[STORED DATA]
☆ ☆ ☆

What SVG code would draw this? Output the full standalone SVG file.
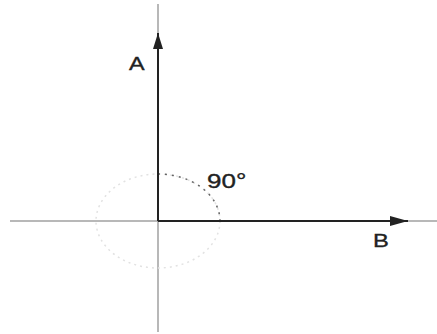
<svg xmlns="http://www.w3.org/2000/svg" width="437" height="334" viewBox="0 0 437 334">
<style>
.axis{stroke:#a0a0a0;stroke-width:1.5;fill:none}
.vec{stroke:#222;stroke-width:2;fill:none}
.lbl{font-family:"Liberation Sans",Arial,sans-serif;fill:#222;stroke:#222;stroke-width:0.35}
.dotl{stroke:#e2e2e2;stroke-width:1.5;stroke-dasharray:2 4;fill:none}
.dotd{stroke:#666;stroke-width:1.5;stroke-dasharray:2 5;fill:none}
</style>
<defs>
<marker id="ahA" viewBox="0 0 16 10" refX="16" refY="5" markerWidth="16" markerHeight="10" markerUnits="userSpaceOnUse" orient="auto">
<path d="M0,0 L16,5 L0,10 Z" fill="#222"/>
</marker>
<marker id="ahB" viewBox="0 0 18 10" refX="18" refY="5" markerWidth="18" markerHeight="10" markerUnits="userSpaceOnUse" orient="auto">
<path d="M0,0 L18,5 L0,10 Z" fill="#222"/>
</marker>
</defs>
<g id="axes">
<line class="axis" x1="10" y1="221" x2="437" y2="221"/>
<line class="axis" x1="158" y1="4" x2="158" y2="332"/>
</g>
<g id="angle">
<ellipse class="dotl" cx="158" cy="221" rx="62" ry="47"/>
<path class="dotd" d="M158,174 A62,47 0 0 1 220,221"/>
</g>
<g id="connectors">
<line id="vecA" class="vec" x1="158" y1="221" x2="158" y2="33" marker-end="url(#ahA)"/>
<line id="vecB" class="vec" x1="158" y1="221" x2="408" y2="221" marker-end="url(#ahB)"/>
</g>
<g id="labelA"><text class="lbl" font-size="18" transform="translate(129,70) scale(1.3,1)">A</text></g>
<g id="labelB"><text class="lbl" font-size="19" transform="translate(373,247) scale(1.25,1)">B</text></g>
<g id="label90"><text class="lbl" font-size="20" transform="translate(207,188) scale(1.3,1)">90°</text></g>
</svg>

☆ ☆ ☆

Copy the material above in full and exactly, skipping pictures.

What SVG code would draw this? Output the full standalone SVG file.
<svg xmlns="http://www.w3.org/2000/svg" width="437" height="334" viewBox="0 0 437 334">
<style>
.axis{stroke:#a0a0a0;stroke-width:1.5;fill:none}
.vec{stroke:#222;stroke-width:2;fill:none}
.lbl{font-family:"Liberation Sans",Arial,sans-serif;fill:#222;stroke:#222;stroke-width:0.35}
.dotl{stroke:#e2e2e2;stroke-width:1.5;stroke-dasharray:2 4;fill:none}
.dotd{stroke:#666;stroke-width:1.5;stroke-dasharray:2 5;fill:none}
</style>
<defs>
<marker id="ahA" viewBox="0 0 16 10" refX="16" refY="5" markerWidth="16" markerHeight="10" markerUnits="userSpaceOnUse" orient="auto">
<path d="M0,0 L16,5 L0,10 Z" fill="#222"/>
</marker>
<marker id="ahB" viewBox="0 0 18 10" refX="18" refY="5" markerWidth="18" markerHeight="10" markerUnits="userSpaceOnUse" orient="auto">
<path d="M0,0 L18,5 L0,10 Z" fill="#222"/>
</marker>
</defs>
<g id="axes">
<line class="axis" x1="10" y1="221" x2="437" y2="221"/>
<line class="axis" x1="158" y1="4" x2="158" y2="332"/>
</g>
<g id="angle">
<ellipse class="dotl" cx="158" cy="221" rx="62" ry="47"/>
<path class="dotd" d="M158,174 A62,47 0 0 1 220,221"/>
</g>
<g id="connectors">
<line id="vecA" class="vec" x1="158" y1="221" x2="158" y2="33" marker-end="url(#ahA)"/>
<line id="vecB" class="vec" x1="158" y1="221" x2="408" y2="221" marker-end="url(#ahB)"/>
</g>
<g id="labelA"><text class="lbl" font-size="18" transform="translate(129,70) scale(1.3,1)">A</text></g>
<g id="labelB"><text class="lbl" font-size="19" transform="translate(373,247) scale(1.25,1)">B</text></g>
<g id="label90"><text class="lbl" font-size="20" transform="translate(207,188) scale(1.3,1)">90°</text></g>
</svg>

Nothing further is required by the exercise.